06/10/2006
Gold’s fall below $600 an ounce and oil’s testing of six-month lows have combined with political uncertainties, notably in Russia, and institutional satiety to produce a more astringent climate.
Russian gold miner Peter Hambro Mining, recommended here at 461p three years ago, has fallen a third since we suggested partial profit taking at £15.34p in April, despite a 130 per cent first-half profits leap to £9.6 million, as rising prices reinforced a six per cent production increase. Cenkos Securities’ planned £15 million Diamondcorp float has been postponed, with a private funding first.
Former star-performing Australian miner Consolidated Minerals is down nearly two thirds at 66.5p, despite targeting an increase in voguish nickel production Down Under from 4,500 to 15,000 tonnes within five years. With more than £30 million cash and 20 per cent gearing, the company has suffered unduly from its manganese exposure and the departure of previous boss Michael Kiernan – whose own Aussie-quoted Monarch Gold’s AIM move should be well received next month – and should rally if sector sentiment allows.
Opportunism in oils
Tullow Oil has taken the opportunity of a nervous oil market to bid a recommended £581 million for its Uganda exploration partner, AIM-quoted West Africa and Falklands-focused Hardman Resources, worth nearly 78p, 50 per cent above its pre-bid price and several times our 2003 recommendation at 18p. Tullow, at 355.5p, is 85p off its May peak and may take some time to recoup lost ground.
Hardy Oil & Gas trades at 287p, nearly £1 off its May high, even after a recent uptick on interim profits ahead 50 per cent and June cash up 60 per cent to £28.5 million, helped by a £14.7 million placing at 283p. Concentrated on India, Hardy, working on a $50-a-barrel oil price, plans a 30 per cent production increase to 8,000 barrels a day by December 2007 and aims to expand by exploration and acquisitions. It could outperform some sector peers.
Drilling cheer for South China
South China Resources claims it has found a ‘new high-grade copper and molybdenum zone’ at Danfeng in China’s Shaanxi Province. The AIM-quoted company says copper intercepts in Danfeng’s south-west licence area include 21.4 metres at 1.02 per cent copper and 1.6 metres at 2.35 per cent copper.
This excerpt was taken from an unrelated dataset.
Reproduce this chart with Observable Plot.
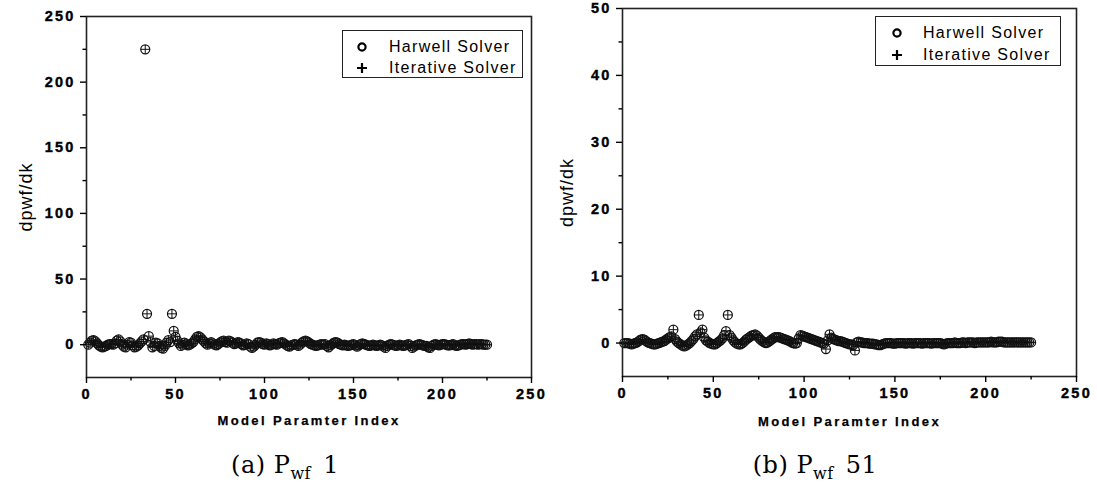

South China is drilling at the north-eastern zone of Danfeng, where its first drill hole has intersected ‘109 metres of pervasive molybdenite mineralisation’. The company’s volatile shares, recommended by Growth Company Investor as a speculation earlier this year at 8.8p, have now reached 17p, where partial profit-taking might be prudent.
Cluff on expansion trail
AIM-quoted Cluff Gold has increased resource estimates at Baomahun in Sierra Leone 70 per cent to 880,000 oz. The company, whose interim losses rose 89 per cent to £1.1 million, ended June with £13.4 million cash after a US-supported placing at 68p and says drilling at Baomahun suggests ‘potential for a high-grade multi-million-oz gold deposit’.
Exploration at Angovia in Cote d’Ivoire is yielding encouraging results and Cluff is negotiating project finance for its Kalsaka gold project in Burkina Faso. At 73p, with hints of a possible gem spin-off, the shares have risen 54 per cent since Growth Company Investor’s mention last November but retain some speculative spice.